Somali-American professors angered over repeated searches

Two Somali-American scholars at the University of Minnesota say they’re outraged by what they consider invasive questioning and searches while traveling abroad this summer.

Abdi Samatar chairs the U’s geography department. He’s married to Cawo Abdi, a sociology professor. Since June, the husband and wife say they’ve been pulled aside a total of six times at airports for lengthy interviews that have lasted up to two and a half hours. They believe customs officials targeted them for being Muslim and ethnic Somalis.

Earlier this month, Bollywood superstar Shah Rukh Khan – the “Brad Pitt of India” – made headlines around the globe when he was stopped at a New Jersey airport.

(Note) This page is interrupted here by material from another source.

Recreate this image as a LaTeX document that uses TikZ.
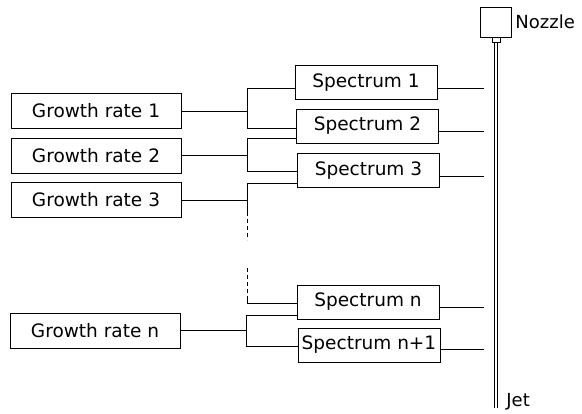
\documentclass[tikz,border=0pt]{standalone}
\usepackage{fontspec}
\setmainfont{DejaVu Sans}
\begin{document}
\begin{tikzpicture}[x=1pt,y=-1pt,
  every path/.style={line width=0.8pt},
  grbox/.style={draw,line width=0.8pt,minimum width=170pt,minimum height=35pt,inner sep=0pt,font=\fontsize{18.5}{20}\selectfont},
  spbox/.style={draw,line width=0.8pt,minimum width=142pt,minimum height=34pt,inner sep=0pt,font=\fontsize{18.5}{20}\selectfont},
  lbl/.style={inner sep=0pt,font=\fontsize{18}{20}\selectfont},
  dsh/.style={dash pattern=on 4pt off 3pt}]
\useasboundingbox (0,0) rectangle (582,414);
% growth rate boxes
\node[grbox] (g1) at (96,111) {Growth rate 1};
\node[grbox] (g2) at (96,155.5) {Growth rate 2};
\node[grbox] (g3) at (96,200) {Growth rate 3};
\node[grbox] (gn) at (95,330.5) {Growth rate n};
% spectrum boxes
\node[spbox] (s1) at (366,82.5) {Spectrum 1};
\node[spbox] (s2) at (367.5,126) {Spectrum 2};
\node[spbox] (s3) at (368.5,170.5) {Spectrum 3};
\node[spbox] (sn) at (368,302) {Spectrum n};
\node[spbox] (sn1) at (369,345) {Spectrum n+1};
% nozzle and jet
\node[draw,line width=0.8pt,minimum width=31pt,minimum height=30pt,inner sep=0pt] (nz) at (496,22) {};
\node[draw,line width=0.8pt,minimum width=8pt,minimum height=5pt,inner sep=0pt,anchor=north] (tab) at (nz.south) {};
\node[lbl,anchor=west] (nzl) at (515,22) {Nozzle};
\coordinate (jtop) at (495.2,42);
\coordinate (jbot) at (495.2,408);
\draw ([xshift=-1.8pt]tab.south |- jtop) -- ([xshift=-1.8pt]tab.south |- jbot);
\draw ([xshift=1.8pt]tab.south |- jtop) -- ([xshift=1.8pt]tab.south |- jbot);
\node[lbl,anchor=west] (jet) at (506,402) {Jet};
% branch coordinates
\coordinate (b1t) at (247,88);
\coordinate (b1b) at (247,128);
\coordinate (b2t) at (247,138);
\coordinate (b2b) at (247,171.5);
\coordinate (b3t) at (247,183.5);
\coordinate (d1) at (247,212);
\coordinate (d2) at (247,240);
\coordinate (d3) at (247,268);
\coordinate (d4) at (247,299);
\coordinate (bnd) at (247,303);
\coordinate (bnt) at (246,315);
\coordinate (bnb) at (246,346.5);
% growth to branch
\draw (g1.east) -- (g1.east -| b1t);
\draw (g2.east) -- (g2.east -| b2t);
\draw (g3.east) -- (g3.east -| b3t);
\draw (gn.east) -- (gn.east -| bnt);
% branches
\draw (s1.west |- b1t) -- (b1t) -- (b1b) -- (s2.west |- b1b);
\draw (s2.west |- b2t) -- (b2t) -- (b2b) -- (s3.west |- b2b);
\draw (s3.west |- b3t) -- (b3t) -- (d1);
\draw[dsh] (d1) -- (d2);
\draw[dsh] (d3) -- (d4);
\draw (d4) -- (bnd) -- (sn.west |- bnd);
\draw (sn.west |- bnt) -- (bnt) -- (bnb) -- (sn1.west |- bnb);
% outputs to jet
\coordinate (o1) at (484,88);
\coordinate (o2) at (484,131);
\coordinate (o3) at (484,176);
\coordinate (on) at (484,307);
\coordinate (on1) at (484,349);
\draw (s1.east |- o1) -- (o1);
\draw (s2.east |- o2) -- (o2);
\draw (s3.east |- o3) -- (o3);
\draw (sn.east |- on) -- (on);
\draw (sn1.east |- on1) -- (on1);
\end{tikzpicture}
\end{document}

Khan said, at the time, that he believed he was questioned because his Muslim name raised red flags in a post-Sept. 11 world.

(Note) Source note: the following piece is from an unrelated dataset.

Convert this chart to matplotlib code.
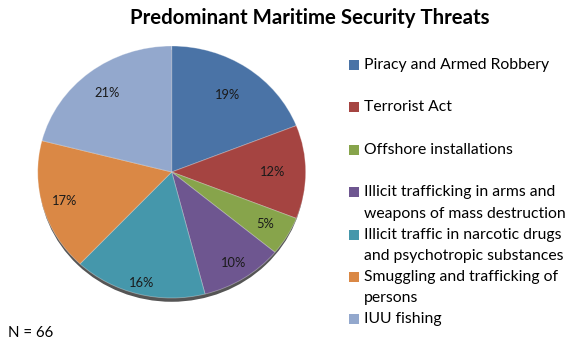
import numpy as np
import matplotlib.pyplot as plt
from matplotlib.patches import Ellipse, Rectangle

threats = [
    "Piracy and Armed Robbery",
    "Terrorist Act",
    "Offshore installations",
    "Illicit trafficking in arms and\nweapons of mass destruction",
    "Illicit traffic in narcotic drugs\nand psychotropic substances",
    "Smuggling and trafficking of\npersons",
    "IUU fishing",
]
shares = [19, 12, 5, 10, 16, 17, 21]
colors = ["#4a73a6", "#a54441", "#87a44b", "#6e5690", "#4597ab", "#da8845", "#93a8cd"]
pct_dist = [0.74, 0.75, 0.81, 0.86, 0.91, 0.83, 0.79]
sample_size = 66

W, H = 574, 344
plt.rcParams['font.family'] = ['Lato', 'DejaVu Sans']

fig = plt.figure(figsize=(W / 100, H / 100), dpi=100)
fig.patch.set_facecolor('white')

def fx(x):
    return x / W

def fy(y):
    return 1 - y / H

# pie area in pixels (slightly squashed like the excel original)
cx, cy, rx, ry = 171.7, 172.0, 134.0, 126.0
ax = fig.add_axes([fx(cx - rx), fy(cy + ry), 2 * rx / W, 2 * ry / H])

wedges, texts, autotexts = ax.pie(
    shares, colors=colors, startangle=90, counterclock=False,
    autopct=lambda p: f"{p:.0f}%", radius=1.0,
    wedgeprops=dict(edgecolor=(1, 1, 1, 0.35), linewidth=0.6),
    textprops=dict(fontsize=9.3, color='#1a1a1a'))

for w, t, d in zip(wedges, autotexts, pct_dist):
    ang = np.deg2rad((w.theta1 + w.theta2) / 2)
    t.set_position((d * np.cos(ang), d * np.sin(ang)))

# dark rim under the bottom of the pie
shadow = Ellipse((0.0, -0.03), 1.985, 2.0, facecolor='#2a2a2a', alpha=0.8,
                 zorder=0, clip_on=False)
ax.add_patch(shadow)
for w in wedges:
    w.set_zorder(1)

ax.set_aspect('auto')
ax.set_xlim(-1, 1)
ax.set_ylim(-1, 1)
ax.axis('off')

fig.text(fx(310), fy(18), "Predominant Maritime Security Threats",
         ha='center', va='center', fontsize=14.7, fontweight='bold', color='black')

# legend drawn by hand: square aligned with the first line of each entry
y0, step, line_step = 65, 42.4, 21.4
for i, (lab, c) in enumerate(zip(threats, colors)):
    y = y0 + i * step
    fig.patches.append(Rectangle((fx(349), fy(y + 5)), 10 / W, 10 / H,
                                 transform=fig.transFigure, facecolor=c,
                                 edgecolor='none'))
    for j, line in enumerate(lab.split("\n")):
        fig.text(fx(364), fy(y + j * line_step), line, ha='left', va='center',
                 fontsize=11.3, color='black')

fig.text(fx(8), fy(333), f"N = {sample_size}", ha='left', va='center',
         fontsize=10.8, color='black')

fig.savefig("out.png", dpi=100)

But countless Somali-Americans who don’t enjoy Khan’s level of celebrity say they’ve been subjected to similar searches, called secondary inspections, upon re-entering the U.S.

Samatar and his wife are both U.S citizens with American passports. In August, they were returning from South Africa on separate flights and were steered into a waiting room at the Minneapolis-St. Paul airport. “We looked at each other, and we smiled, and we said, ‘OK, let’s see where this takes us,” recalled Cawo Abdi, Samatar’s wife.

But now, Abdi said, she feels indignation. “It’s a very unpleasant experience to be interrogated for two or three hours when you have never committed a crime, when you are doing your job, and you of course care about the security of every American,” she said. “Being a citizen, I expect, and I have a right, for a certain level of protection, and I don’t feel like I’m treated like an American.”